You are viewing a plain text version of this content. The canonical link for it is here.
Posted to user@nutch.apache.org by Nicolas MARTIN <ni...@gmail.com> on 2009/02/17 14:32:20 UTC

indexing after fetching

I need to know if Nutch necessarily index data that have been fetched when
running the bin/crawl command ?

Regards

Re: indexing after fetching

Posted by Srinivas Gokavarapu <sr...@gmail.com>.
hi

        First check in logs/hadoop.log if the page is fetched properly and
also check if the webpage contains the query word. Check the name of the
crawl folder. The name of the folder of the crawl should be "crawl", if you
want to change it you can change it conf/nutch-default.xml, searcher.dir
property. Ensure these things are correct.

Srinivas.

On Wed, Feb 18, 2009 at 7:54 AM, Nicolas MARTIN <ni...@gmail.com> wrote:

> Ok thank you.
> I allow to ask you another question which go even further : i processed
> bin/crawl command for my first crawl and i can't search them with the nutch
> interface typing a keyword (e.g "homepage" because i processed a crawl of a
> homepage).

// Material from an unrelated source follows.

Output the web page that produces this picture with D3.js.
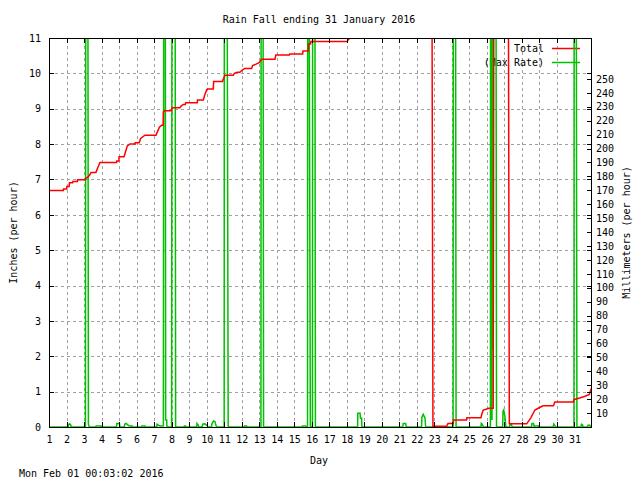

I joined a print screen.
>
> If you find some time, help would be nice.
> Cheers,
>
> Nicolas.
>
> 2009/2/17 Sami Siren <ss...@gmail.com>
>
> Nicolas MARTIN wrote:
>>
>>> I need to know if Nutch necessarily index data that have been fetched
>>> when
>>> running the bin/crawl command ?
>>>
>>>
>> Hi,
>>
>> bin/nutch crawl command will index the data at the end of the cycle. If
>> you do not wish to index just use the individual commands
>> inject, generate, fetch, updatedb, generate...
>> --
>> Sami Siren
>>
>>
>

Re: indexing after fetching

Posted by Nicolas MARTIN <ni...@gmail.com>.
Ok thank you.
I allow to ask you another question which go even further : i processed
bin/crawl command for my first crawl and i can't search them with the nutch
interface typing a keyword (e.g "homepage" because i processed a crawl of a
homepage). I joined a print screen.

If you find some time, help would be nice.
Cheers,

Nicolas.

2009/2/17 Sami Siren <ss...@gmail.com>

> Nicolas MARTIN wrote:
>
>> I need to know if Nutch necessarily index data that have been fetched when
>> running the bin/crawl command ?
>>
>>
> Hi,
>
> bin/nutch crawl command will index the data at the end of the cycle. If you
> do not wish to index just use the individual commands
> inject, generate, fetch, updatedb, generate...
> --
> Sami Siren
>
>

Re: indexing after fetching

Posted by Sami Siren <ss...@gmail.com>.
Nicolas MARTIN wrote:
> I need to know if Nutch necessarily index data that have been fetched when
> running the bin/crawl command ?
>   
Hi,

bin/nutch crawl command will index the data at the end of the cycle. If 
you do not wish to index just use the individual commands
inject, generate, fetch, updatedb, generate...  

--
 Sami Siren